46 Via Alessandro Paternostro
+39 329 855 2192
bargaribaldi.it

Taverna Azzura: A stone’s throw from Bar Garibaldi, this bar is another Vucciria institution and a favourite spot for the neighbourhood’s artistic types. It’s not pretty but it buzzes into the small hours.
15 Discesa Maccheronai

Cafés

Cioccolateria da Lorenzo: Many guides will tell you to head to the quaint but touristy Antico Caffe Spinnato on Via Principe di Belmonte. We prefer to breakfast at this hidden gem in Kalsa serving scrumptious pastries.
7 Via IV Aprile
+39 091 784 0864

Shopping

Vuedu Factory: Daniela Vinciguerra and Antonella Sgrò converted a former bar into a retail space to showcase clothing, homeware and art alongside items designed by Vinciguerra.
32 Via Sperlinga
+39 091 331 943
vuedu.it

Culture

Galleria Francesco Pantaleone: This two-floor art gallery, arguably the city’s best, was designed by architect Claudia Fiore and hosts four exhibitions per year.
303 Via Vittorio Emanuele
+39 091 332 482
fpac.it

Zac: This impressive gallery is the main attraction in a former industrial district. Now called the Cantieri Culturali alla Zisa, the area is being turned into the city’s foremost cultural district.
4 Via Paolo Gili
+39 918 431 605

Getting around

Beware the taxi: Catching them can be tricky in Palermo: people tend not to hail them on the street and there are only a few ranks (such as at Teatro Massimo). Either walk to one of these or get the number of a reliable driver from your hotel concierge.

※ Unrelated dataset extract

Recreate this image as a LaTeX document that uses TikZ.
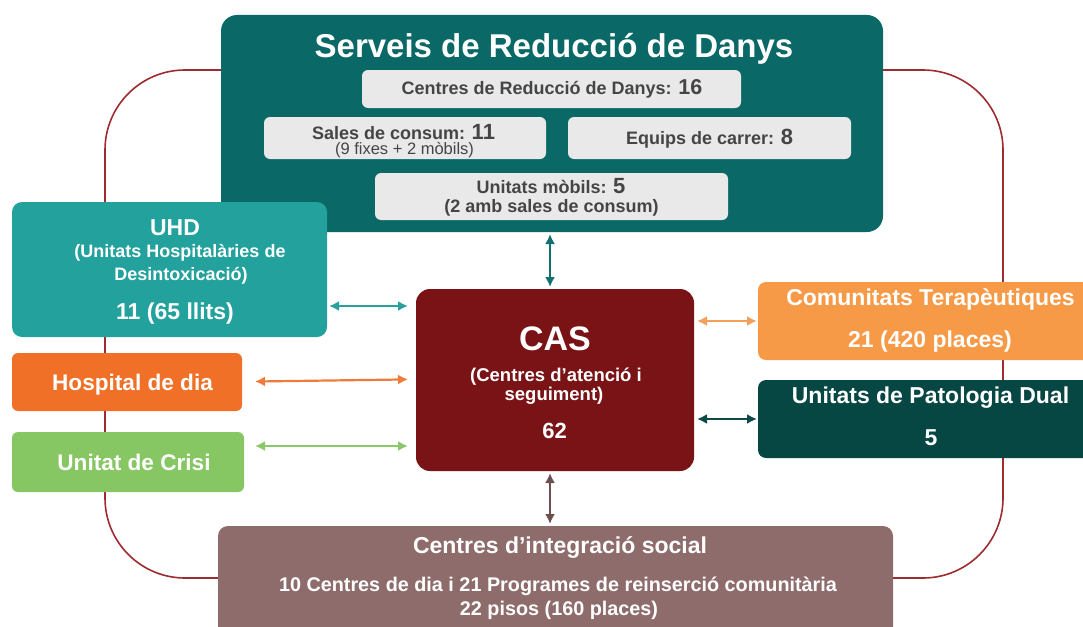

Capella Palatina: Palermo’s Arab-Norman architecture is the result of the extraordinary interaction between Normans who colonised Sicily in the 1060s and the Arab settlers of the preceding centuries. This is the most impressive example.

Open spaces

Foro Italia: For a coastal city, Palermo has somewhat turned its back on the sea – but the Foro Italico is one exception. The large, green area abutting the sea on the edge of the historic centre is used by Palermitans for sport, lounging and the passeggiatta.